[start]

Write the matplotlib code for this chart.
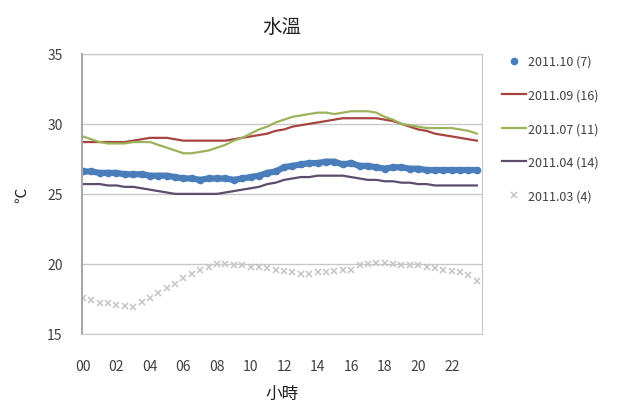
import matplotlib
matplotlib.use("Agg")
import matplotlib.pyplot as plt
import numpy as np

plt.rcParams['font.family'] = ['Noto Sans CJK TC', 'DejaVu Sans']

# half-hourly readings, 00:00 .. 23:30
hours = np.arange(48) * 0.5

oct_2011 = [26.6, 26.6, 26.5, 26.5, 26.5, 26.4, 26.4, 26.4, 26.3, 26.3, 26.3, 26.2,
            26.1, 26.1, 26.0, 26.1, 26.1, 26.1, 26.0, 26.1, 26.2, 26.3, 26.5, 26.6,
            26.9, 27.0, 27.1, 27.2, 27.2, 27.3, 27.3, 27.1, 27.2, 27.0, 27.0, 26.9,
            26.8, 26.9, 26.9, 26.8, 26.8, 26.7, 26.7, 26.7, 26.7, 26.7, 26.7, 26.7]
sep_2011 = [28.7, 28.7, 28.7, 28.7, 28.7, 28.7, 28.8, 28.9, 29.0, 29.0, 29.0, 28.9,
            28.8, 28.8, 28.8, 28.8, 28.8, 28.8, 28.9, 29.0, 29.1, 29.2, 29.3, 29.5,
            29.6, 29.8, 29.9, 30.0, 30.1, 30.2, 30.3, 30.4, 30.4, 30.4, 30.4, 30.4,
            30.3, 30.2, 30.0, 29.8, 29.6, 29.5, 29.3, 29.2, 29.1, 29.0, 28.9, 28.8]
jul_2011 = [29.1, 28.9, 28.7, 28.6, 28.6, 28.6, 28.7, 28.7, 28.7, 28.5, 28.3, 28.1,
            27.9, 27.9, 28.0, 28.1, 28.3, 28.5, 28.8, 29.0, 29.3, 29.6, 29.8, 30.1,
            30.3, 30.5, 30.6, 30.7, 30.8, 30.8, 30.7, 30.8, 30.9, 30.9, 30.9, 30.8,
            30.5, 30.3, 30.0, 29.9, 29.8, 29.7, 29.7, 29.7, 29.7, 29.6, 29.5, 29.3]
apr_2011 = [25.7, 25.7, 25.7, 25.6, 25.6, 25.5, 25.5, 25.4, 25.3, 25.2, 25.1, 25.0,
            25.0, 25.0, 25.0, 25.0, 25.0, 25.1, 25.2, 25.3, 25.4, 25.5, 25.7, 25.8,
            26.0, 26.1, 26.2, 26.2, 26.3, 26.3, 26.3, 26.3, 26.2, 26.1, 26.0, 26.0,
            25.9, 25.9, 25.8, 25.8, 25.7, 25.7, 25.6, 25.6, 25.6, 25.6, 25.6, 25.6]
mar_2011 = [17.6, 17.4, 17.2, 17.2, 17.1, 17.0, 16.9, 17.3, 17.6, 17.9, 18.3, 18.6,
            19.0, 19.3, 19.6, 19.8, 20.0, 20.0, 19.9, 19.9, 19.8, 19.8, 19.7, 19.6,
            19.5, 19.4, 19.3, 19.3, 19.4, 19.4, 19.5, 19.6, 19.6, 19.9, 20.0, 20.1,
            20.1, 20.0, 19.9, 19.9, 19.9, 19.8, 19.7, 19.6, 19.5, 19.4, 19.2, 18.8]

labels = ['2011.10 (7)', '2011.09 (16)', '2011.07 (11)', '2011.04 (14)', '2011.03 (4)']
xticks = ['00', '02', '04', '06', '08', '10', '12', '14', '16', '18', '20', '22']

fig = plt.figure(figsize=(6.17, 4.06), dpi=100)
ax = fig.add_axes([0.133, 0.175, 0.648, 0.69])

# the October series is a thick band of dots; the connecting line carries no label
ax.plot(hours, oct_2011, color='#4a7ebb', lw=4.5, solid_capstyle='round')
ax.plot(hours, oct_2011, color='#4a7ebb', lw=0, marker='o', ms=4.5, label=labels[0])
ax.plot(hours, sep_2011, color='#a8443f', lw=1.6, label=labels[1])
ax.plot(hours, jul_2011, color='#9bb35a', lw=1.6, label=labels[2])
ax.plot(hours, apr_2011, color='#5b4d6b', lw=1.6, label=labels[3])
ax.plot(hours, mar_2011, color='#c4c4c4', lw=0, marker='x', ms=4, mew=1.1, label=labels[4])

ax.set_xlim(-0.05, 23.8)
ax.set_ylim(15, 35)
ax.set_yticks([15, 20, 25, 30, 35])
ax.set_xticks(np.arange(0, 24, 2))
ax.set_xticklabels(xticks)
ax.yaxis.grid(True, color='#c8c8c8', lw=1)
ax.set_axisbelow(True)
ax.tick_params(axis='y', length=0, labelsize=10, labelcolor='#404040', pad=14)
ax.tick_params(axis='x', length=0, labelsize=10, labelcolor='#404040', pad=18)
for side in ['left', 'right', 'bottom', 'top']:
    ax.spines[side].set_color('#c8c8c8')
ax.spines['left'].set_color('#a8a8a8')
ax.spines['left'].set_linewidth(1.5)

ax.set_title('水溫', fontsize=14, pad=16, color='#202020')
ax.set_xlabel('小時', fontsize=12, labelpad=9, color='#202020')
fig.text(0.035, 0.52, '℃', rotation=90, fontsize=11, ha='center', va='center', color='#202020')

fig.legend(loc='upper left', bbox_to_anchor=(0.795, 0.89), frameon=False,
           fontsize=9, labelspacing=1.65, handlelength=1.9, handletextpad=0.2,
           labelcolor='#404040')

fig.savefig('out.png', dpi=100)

[end]

WHAT THE EXERCISE ASKS: Transcribe the opening line of the listing above, please, and every line after it through the line with "hours = np.arange(48) * 0.5", word for word, without pictures.

SOLUTION TO THIS TASK:
Write the matplotlib code for this chart.
import matplotlib
matplotlib.use("Agg")
import matplotlib.pyplot as plt
import numpy as np

plt.rcParams['font.family'] = ['Noto Sans CJK TC', 'DejaVu Sans']

# half-hourly readings, 00:00 .. 23:30
hours = np.arange(48) * 0.5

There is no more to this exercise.